Benton sketched a view from the Goat Trail on Big Bluff along the Upper Buffalo, but the upper river was already low when we arrived for our float, so we spent the next four days floating what turned out to be 49 miles down the middle river. That stretch was a Benton favorite.

"The most beautiful rivers for making drawings and paintings are these rather small ones, with their bluffs in Missouri and Northwest Arkansas, like the Buffalo, which is one of the most beautiful in the United States," Benton has said.

'Dramatic rocks'

The float began at Ozark, and not long after putting in we came upon Welch Bluff, distinguished by a visible geological fault in the face of the bluff, notes Ken Smith, author of "Buffalo River Handbook," a guide to the river. It was Smith's book that made it possible for me to pinpoint Welch and another of the river bluffs Benton painted.

Next up was Benton's painting of the Narrows. The Buffalo eroded one side, and Richland Creek the other, leaving a rock wall that from either side looks like a bluff, but is actually stands up like the fin of a fish. Climb to the top of it and you can see over both the Buffalo and Richland Creek valleys.

Just downstream, Benton also captured Skull Bluff, also known as Bathouse Cave, with openings in the bluff that look like eye sockets.

"I particularly like this section of the Buffalo because these dramatic rocks are isolated. There are just as dramatic rocks in other places, but there are so many of them you can't single it out. This one stands out like a monument," Benton said of Skull Bluff.

It is the background for two of his paintings, one titled "Fishermen's Camp," painted in 1968, that recently sold at auction for $1.38 million; the other is "Fisherman's Camp No. 2," which is in the Whitney Museum of American Art in New York City. It is a slightly different camp scene.

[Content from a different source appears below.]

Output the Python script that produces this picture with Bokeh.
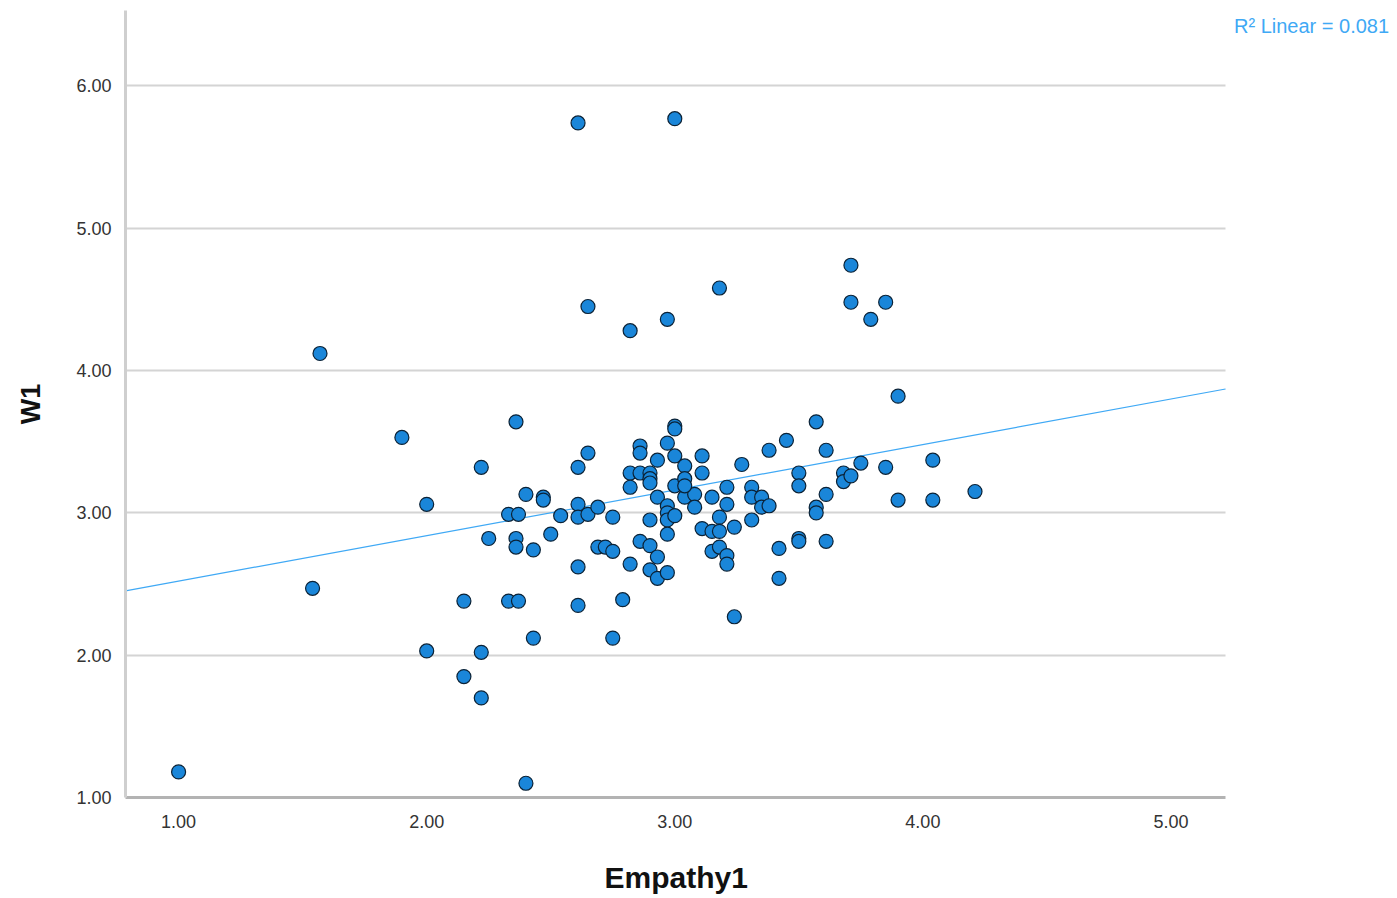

Right after that is a bluff that, according to Smith, is called Benton Bluff, named for the artist, and it is another bluff he says is featured in a Benton painting, although I have been unable to match it up with any of the Benton paintings I have seen.

Our final Benton site on this float was Peter Cave Bluff, another easily recognizable landmark on the middle river just upstream from the Baker Ford access.

You can find Benton's river paintings at many of the nation's museums already mentioned. But go one better. Paddle the Buffalo yourself this year and see the real thing.